For once, just for once, for the sake of our only child, I just wish he would man up, grow a pair of balls and actually want to do what is right for her rather than doing what he always does, which is find someone to blame.    I wish for once he could do the right thing and make a decision on his own, or have an independent thought.

I feel like a failure as a parent.  I know I did everything possible to hold us together as a family and failed.  I should have gotten her into counseling earlier, but she seemed fine, so yet again I failed.  And now, he wants to accuse me of babying her or loving her too much.  How dare he.  Apparently, I'm the only love and comfort she finds right now and I wish he could see that.  It's hurting her, him, and their relationship.  But we all know, in typical asshat form, in the end, I'll get the blame.  I always do.  



Saturday, December 31, 2011

Reflections

As most of you know, (hahaha, meaning my 2 or 3 "fans") last year was a pretty rough one.  I could go through each thing but that would probably cause me some anxiety and possibly some drinking.  Or crying.  Or screaming.  So we'll leave it at, it wasn't the best.

But the truth be told, I wouldn't go back and change any of it.  Not even that moment where I was headbutted and pretty sure for a split second that I was dead.

My year ended well.  Christmas Eve I was mopey and all feeling sorry for myself.  Barbie, Jr. was with her dad and I was home alone.  I won't lie, I spent the entire day in bed sulking. Christmas day Santa brought me my Christmas Spirit.

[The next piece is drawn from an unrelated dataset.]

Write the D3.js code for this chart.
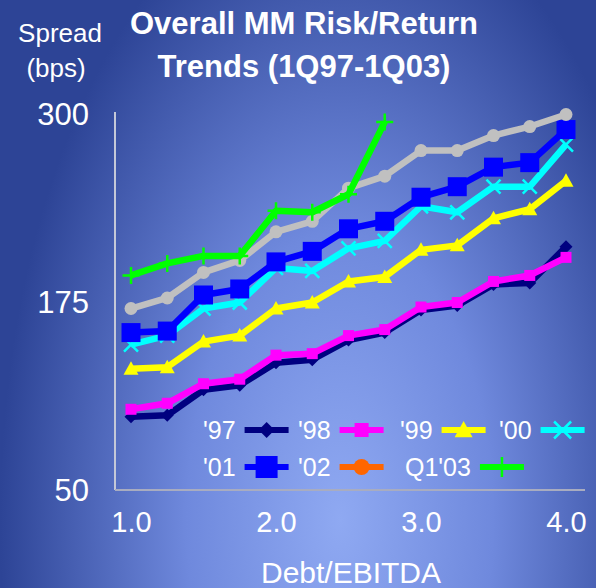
<!DOCTYPE html>
<html>
<head>
<meta charset="utf-8">
<script src="https://cdn.jsdelivr.net/npm/d3@7"></script>
<style>
  html, body { margin: 0; padding: 0; background: #2e4597; }
  svg { display: block; font-family: "Liberation Sans", Arial, sans-serif; }
</style>
</head>
<body>
<svg id="chart" width="596" height="588"></svg>
<script>
// data
const debtEbitda = [1.0, 1.25, 1.5, 1.75, 2.0, 2.25, 2.5, 2.75, 3.0, 3.25, 3.5, 3.75, 4.0];

const spread97 = [98, 99, 116, 119, 134, 136, 149, 154, 169, 172, 186, 187, 211];
const spread98 = [103, 107, 120, 123, 139, 140, 152, 156, 171, 174, 188, 192, 204];
const spread99 = [130, 131, 148, 152, 170, 174, 188, 191, 209, 212, 230, 236, 255];
const spread00 = [146, 152, 170, 174, 197, 195, 210, 215, 238, 234, 251, 251, 279];
const spread01 = [154, 155, 179, 183, 201, 208, 223, 228, 244, 251, 264, 267, 289];
const spread02 = [170, 177, 194, 202, 221, 228, 250, 258, 275, 275, 285, 291, 299];
const spreadQ103 = [192, 200, 205, 205, 235, 234, 246, 294];

const seriesNames = ["'97", "'98", "'99", "'00", "'01", "'02", "Q1'03"];
const yTicks = [50, 175, 300];
const xTicks = [1, 2, 3, 4];

// how each series is drawn (line colour, legend colour, marker)
let series = [
    {name: seriesNames[0], values: spread97, color: "#000080", legendColor: "#000080", marker: "diamond", size: 13},
    {name: seriesNames[1], values: spread98, color: "#ff00ff", legendColor: "#ff00ff", marker: "square", size: 11},
    {name: seriesNames[2], values: spread99, color: "#ffff00", legendColor: "#ffff00", marker: "triangle", size: 15},
    {name: seriesNames[3], values: spread00, color: "#00ffff", legendColor: "#00ffff", marker: "x", size: 14},
    {name: seriesNames[4], values: spread01, color: "#0000ff", legendColor: "#0000ff", marker: "square", size: 19},
    {name: seriesNames[5], values: spread02, color: "#c0c0c0", legendColor: "#ff6600", marker: "circle", size: 13},
    {name: seriesNames[6], values: spreadQ103, color: "#00ff00", legendColor: "#00ff00", marker: "plus", size: 17}
];

let svg = d3.select("#chart");

// background
let defs = svg.append("defs");
let grad = defs.append("radialGradient")
    .attr("id", "bg")
    .attr("gradientUnits", "userSpaceOnUse")
    .attr("cx", 0).attr("cy", 0).attr("r", 1)
    .attr("gradientTransform", "translate(340,520) scale(340,640)");
grad.append("stop").attr("offset", "0").attr("stop-color", "#8fa9f2");
grad.append("stop").attr("offset", "0.45").attr("stop-color", "#6f89dd");
grad.append("stop").attr("offset", "1").attr("stop-color", "#2d4496");

svg.append("rect")
    .attr("width", 596).attr("height", 588)
    .attr("fill", "url(#bg)");

// scales
let x = d3.scaleLinear().domain([1, 4]).range([131, 566]);
let y = d3.scaleLinear().domain([50, 300]).range([489, 113]);

// axis lines
svg.append("line")
    .attr("x1", 115).attr("x2", 115)
    .attr("y1", y(300) - 1).attr("y2", y(50) + 1)
    .attr("stroke", "#c4c8d8").attr("stroke-width", 2);
svg.append("line")
    .attr("x1", 115).attr("x2", 585)
    .attr("y1", y(50) + 1).attr("y2", y(50) + 1)
    .attr("stroke", "#a8acc0").attr("stroke-width", 2);

// axes (labels only)
let yAxis = svg.append("g")
    .attr("transform", "translate(115,0)")
    .call(d3.axisLeft(y).tickValues(yTicks).tickSize(0).tickPadding(26));
yAxis.select(".domain").remove();
yAxis.selectAll("text")
    .attr("fill", "white")
    .attr("font-size", 31)
    .attr("font-family", "Liberation Sans, Arial, sans-serif")
    .attr("dy", "0.36em");

let xAxis = svg.append("g")
    .attr("transform", "translate(0," + (y(50) + 1) + ")")
    .call(d3.axisBottom(x).tickValues(xTicks).tickFormat(d3.format(".1f")).tickSize(0).tickPadding(21));
xAxis.select(".domain").remove();
xAxis.selectAll("text")
    .attr("fill", "white")
    .attr("font-size", 29)
    .attr("font-family", "Liberation Sans, Arial, sans-serif")
    .attr("dy", "0.71em");

// titles
svg.append("text")
    .attr("x", 304).attr("y", 34)
    .attr("text-anchor", "middle")
    .attr("fill", "white").attr("font-weight", "bold").attr("font-size", 31)
    .text("Overall MM Risk/Return");
svg.append("text")
    .attr("x", 304).attr("y", 77)
    .attr("text-anchor", "middle")
    .attr("fill", "white").attr("font-weight", "bold").attr("font-size", 31)
    .text("Trends (1Q97-1Q03)");

svg.append("text")
    .attr("x", 60).attr("y", 42)
    .attr("text-anchor", "middle")
    .attr("fill", "white").attr("font-size", 26)
    .text("Spread");
svg.append("text")
    .attr("x", 56).attr("y", 77)
    .attr("text-anchor", "middle")
    .attr("fill", "white").attr("font-size", 26)
    .text("(bps)");

svg.append("text")
    .attr("x", 351).attr("y", 583)
    .attr("text-anchor", "middle")
    .attr("fill", "white").attr("font-size", 30)
    .text("Debt/EBITDA");

// marker drawing, relative to its centre
function markerPath(type, s) {
    let h = s / 2;
    if (type == "diamond") return "M0," + (-h) + "L" + h + ",0L0," + h + "L" + (-h) + ",0Z";
    if (type == "square") return "M" + (-h) + "," + (-h) + "H" + h + "V" + h + "H" + (-h) + "Z";
    if (type == "triangle") return "M0," + (-h) + "L" + h + "," + (h * 0.8) + "L" + (-h) + "," + (h * 0.8) + "Z";
    if (type == "circle") return d3.symbol(d3.symbolCircle, Math.PI * h * h)();
    if (type == "x") return "M" + (-h) + "," + (-h) + "L" + h + "," + h + "M" + (-h) + "," + h + "L" + h + "," + (-h);
    if (type == "plus") return "M" + (-h) + ",0H" + h + "M0," + (-h) + "V" + h;
}

function drawMarker(sel, s, color) {
    let stroked = (s.marker == "x" || s.marker == "plus");
    sel.attr("d", markerPath(s.marker, s.size))
        .attr("fill", stroked ? "none" : color)
        .attr("stroke", stroked ? color : "none")
        .attr("stroke-width", stroked ? 2.5 : 0);
}

// lines and markers
let line = d3.line()
    .x((d, i) => x(debtEbitda[i]))
    .y(d => y(d));

for (let s of series) {
    let g = svg.append("g");
    g.append("path")
        .attr("d", line(s.values))
        .attr("fill", "none")
        .attr("stroke", s.color)
        .attr("stroke-width", 6.5)
        .attr("stroke-linejoin", "round");
    g.selectAll("path.mk")
        .data(s.values)
        .enter()
        .append("path")
        .attr("class", "mk")
        .attr("transform", (d, i) => "translate(" + x(debtEbitda[i]) + "," + y(d) + ")")
        .call(drawMarker, s, s.color);
}

// legend
const legendRows = [[0, 1, 2, 3], [4, 5, 6]];
const legendStarts = [[203, 298, 400, 499], [203, 298, 405]];
const legendY = [430, 467];

legendRows.forEach((row, r) => {
    row.forEach((idx, j) => {
        let s = series[idx];
        let g = svg.append("g");
        let t = g.append("text")
            .attr("x", legendStarts[r][j])
            .attr("y", legendY[r])
            .attr("dy", "0.35em")
            .attr("fill", "white")
            .attr("font-size", 25)
            .text(s.name);
        let x0 = legendStarts[r][j] + t.node().getComputedTextLength() + 9;
        g.append("line")
            .attr("x1", x0).attr("x2", x0 + 44)
            .attr("y1", legendY[r]).attr("y2", legendY[r])
            .attr("stroke", s.legendColor)
            .attr("stroke-width", 6);
        let ls = Object.assign({}, s, {size: s.size + 3});
        g.append("path")
            .attr("transform", "translate(" + (x0 + 22) + "," + legendY[r] + ")")
            .call(drawMarker, ls, s.legendColor);
    });
});
</script>
</body>
</html>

Watching the joy in Barbie, Jr's face as she opened her gifts was priceless.

I spent lots of time with my girl over Christmas break.  She spent New Year's Eve with her dad and I spent mine with my parents and my nephew.  We laughed, and acted silly and fed the cat cheese.  And of course I had my crochet with me. :)

This year has already started out better.  It's going to be a good one, I just know it. I won't settle for anything less than freaking fabulous!